---------- DATA ----------

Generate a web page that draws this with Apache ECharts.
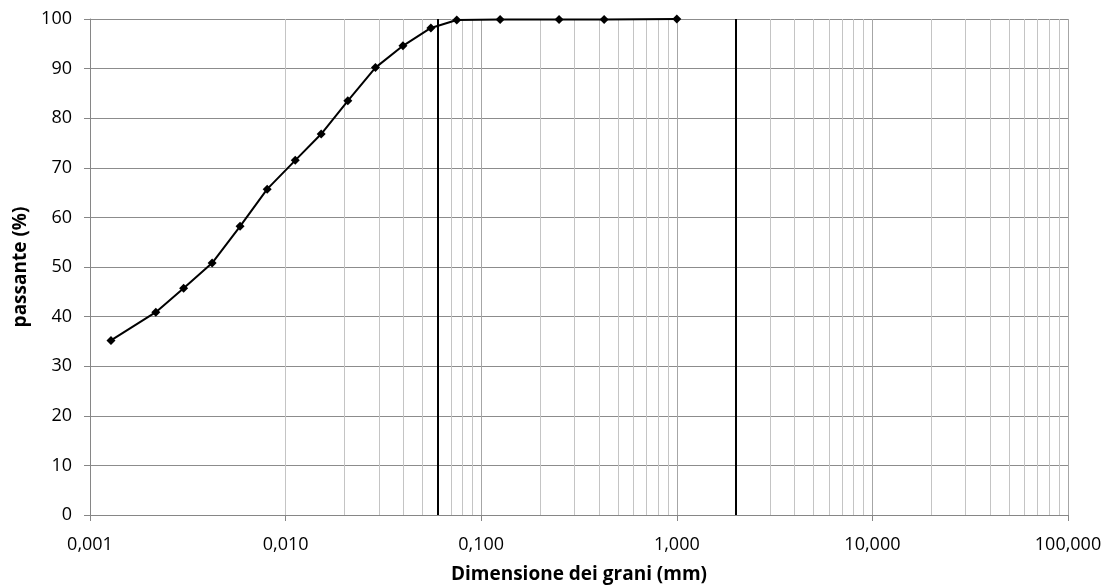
<!DOCTYPE html>
<html>

<head>
    <title>Curva granulometrica</title>
    <meta charset="utf-8">
    <script src="https://cdn.jsdelivr.net/npm/echarts@6/dist/echarts.min.js"></script>
</head>

<body style="margin:0;background:#fff;">
    <div id="granulometria" style="width: 1105px;height:587px;"></div>
    <script>
        // diametri (mm) e passante (%)
        var diametri = [0.00128, 0.00217, 0.00301, 0.00421, 0.00585, 0.00805, 0.0112, 0.0152, 0.0208, 0.0288, 0.0398, 0.0553, 0.075, 0.125, 0.25, 0.425, 1.0];
        var passante = [35.2, 40.9, 45.7, 50.8, 58.2, 65.7, 71.5, 76.8, 83.5, 90.2, 94.6, 98.2, 99.8, 99.9, 99.9, 99.9, 100];
        // limiti limo/sabbia e sabbia/ghiaia
        var limiti = [0.06, 2];
        var decadi = [0.001, 0.01, 0.1, 1, 10, 100];

        // linee secondarie 2..9 per ogni decade
        var minori = [];
        decadi.slice(0, -1).forEach(function (d) {
            for (var k = 2; k <= 9; k++) minori.push(+(d * k).toPrecision(3));
        });

        var chartDom = document.getElementById('granulometria');
        var myChart = echarts.init(chartDom);
        var font = 'Open Sans';
        var option = {
            animation: false,
            grid: {
                left: 90,
                right: 37,
                top: 19,
                bottom: 72,
                containLabel: false,
                outerBoundsMode: 'none'
            },
            xAxis: {
                type: 'log',
                logBase: 10,
                min: 0.001,
                max: 100,
                name: 'Dimensione dei grani (mm)',
                nameLocation: 'middle',
                nameGap: 50,
                nameTextStyle: { fontFamily: font, fontSize: 19, fontWeight: 'bold', color: '#000' },
                axisLine: { show: true, lineStyle: { color: '#868686', width: 1 } },
                axisTick: { show: true, length: 6, lineStyle: { color: '#868686' } },
                axisLabel: {
                    fontFamily: font, fontSize: 18, color: '#000', margin: 21,
                    formatter: function (v) { return v.toFixed(3).replace('.', ','); }
                },
                splitLine: { show: true, lineStyle: { color: '#a6a6a6', width: 1 } }
            },
            yAxis: {
                type: 'value',
                min: 0,
                max: 100,
                interval: 10,
                name: 'passante (%)',
                nameLocation: 'middle',
                nameGap: 58,
                nameTextStyle: { fontFamily: font, fontSize: 19, fontWeight: 'bold', color: '#000' },
                axisLine: { show: true, lineStyle: { color: '#868686', width: 1 } },
                axisTick: { show: true, length: 6, lineStyle: { color: '#868686' } },
                axisLabel: { fontFamily: font, fontSize: 18, color: '#000', margin: 18 },
                splitLine: { show: true, lineStyle: { color: '#8c8c8c', width: 1 } }
            },
            series: [
                {
                    name: 'griglia',
                    type: 'line',
                    data: [],
                    silent: true,
                    markLine: {
                        symbol: 'none',
                        silent: true,
                        label: { show: false },
                        lineStyle: { color: '#c4c4c4', width: 1, type: 'solid' },
                        data: minori.map(function (v) { return { xAxis: v }; })
                    }
                },
                {
                    name: 'limiti',
                    type: 'line',
                    data: [],
                    silent: true,
                    z: 3,
                    markLine: {
                        symbol: 'none',
                        silent: true,
                        label: { show: false },
                        lineStyle: { color: '#000', width: 2, type: 'solid' },
                        data: limiti.map(function (v) { return { xAxis: v }; })
                    }
                },
                {
                    name: 'passante',
                    type: 'line',
                    z: 5,
                    data: diametri.map(function (d, i) { return [d, passante[i]]; }),
                    symbol: 'diamond',
                    symbolSize: 9,
                    itemStyle: { color: '#000' },
                    lineStyle: { color: '#000', width: 2 }
                }
            ]
        };
        myChart.setOption(option);
    </script>
</body>

</html>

----------

» **WHAT YOU SHOULD DO**
Repeat the listing in full and exactly. Do not include any images.

» **EXPECTED ANSWER**
Generate a web page that draws this with Apache ECharts.
<!DOCTYPE html>
<html>

<head>
    <title>Curva granulometrica</title>
    <meta charset="utf-8">
    <script src="https://cdn.jsdelivr.net/npm/echarts@6/dist/echarts.min.js"></script>
</head>

<body style="margin:0;background:#fff;">
    <div id="granulometria" style="width: 1105px;height:587px;"></div>
    <script>
        // diametri (mm) e passante (%)
        var diametri = [0.00128, 0.00217, 0.00301, 0.00421, 0.00585, 0.00805, 0.0112, 0.0152, 0.0208, 0.0288, 0.0398, 0.0553, 0.075, 0.125, 0.25, 0.425, 1.0];
        var passante = [35.2, 40.9, 45.7, 50.8, 58.2, 65.7, 71.5, 76.8, 83.5, 90.2, 94.6, 98.2, 99.8, 99.9, 99.9, 99.9, 100];
        // limiti limo/sabbia e sabbia/ghiaia
        var limiti = [0.06, 2];
        var decadi = [0.001, 0.01, 0.1, 1, 10, 100];

        // linee secondarie 2..9 per ogni decade
        var minori = [];
        decadi.slice(0, -1).forEach(function (d) {
            for (var k = 2; k <= 9; k++) minori.push(+(d * k).toPrecision(3));
        });

        var chartDom = document.getElementById('granulometria');
        var myChart = echarts.init(chartDom);
        var font = 'Open Sans';
        var option = {
            animation: false,
            grid: {
                left: 90,
                right: 37,
                top: 19,
                bottom: 72,
                containLabel: false,
                outerBoundsMode: 'none'
            },
            xAxis: {
                type: 'log',
                logBase: 10,
                min: 0.001,
                max: 100,
                name: 'Dimensione dei grani (mm)',
                nameLocation: 'middle',
                nameGap: 50,
                nameTextStyle: { fontFamily: font, fontSize: 19, fontWeight: 'bold', color: '#000' },
                axisLine: { show: true, lineStyle: { color: '#868686', width: 1 } },
                axisTick: { show: true, length: 6, lineStyle: { color: '#868686' } },
                axisLabel: {
                    fontFamily: font, fontSize: 18, color: '#000', margin: 21,
                    formatter: function (v) { return v.toFixed(3).replace('.', ','); }
                },
                splitLine: { show: true, lineStyle: { color: '#a6a6a6', width: 1 } }
            },
            yAxis: {
                type: 'value',
                min: 0,
                max: 100,
                interval: 10,
                name: 'passante (%)',
                nameLocation: 'middle',
                nameGap: 58,
                nameTextStyle: { fontFamily: font, fontSize: 19, fontWeight: 'bold', color: '#000' },
                axisLine: { show: true, lineStyle: { color: '#868686', width: 1 } },
                axisTick: { show: true, length: 6, lineStyle: { color: '#868686' } },
                axisLabel: { fontFamily: font, fontSize: 18, color: '#000', margin: 18 },
                splitLine: { show: true, lineStyle: { color: '#8c8c8c', width: 1 } }
            },
            series: [
                {
                    name: 'griglia',
                    type: 'line',
                    data: [],
                    silent: true,
                    markLine: {
                        symbol: 'none',
                        silent: true,
                        label: { show: false },
                        lineStyle: { color: '#c4c4c4', width: 1, type: 'solid' },
                        data: minori.map(function (v) { return { xAxis: v }; })
                    }
                },
                {
                    name: 'limiti',
                    type: 'line',
                    data: [],
                    silent: true,
                    z: 3,
                    markLine: {
                        symbol: 'none',
                        silent: true,
                        label: { show: false },
                        lineStyle: { color: '#000', width: 2, type: 'solid' },
                        data: limiti.map(function (v) { return { xAxis: v }; })
                    }
                },
                {
                    name: 'passante',
                    type: 'line',
                    z: 5,
                    data: diametri.map(function (d, i) { return [d, passante[i]]; }),
                    symbol: 'diamond',
                    symbolSize: 9,
                    itemStyle: { color: '#000' },
                    lineStyle: { color: '#000', width: 2 }
                }
            ]
        };
        myChart.setOption(option);
    </script>
</body>

</html>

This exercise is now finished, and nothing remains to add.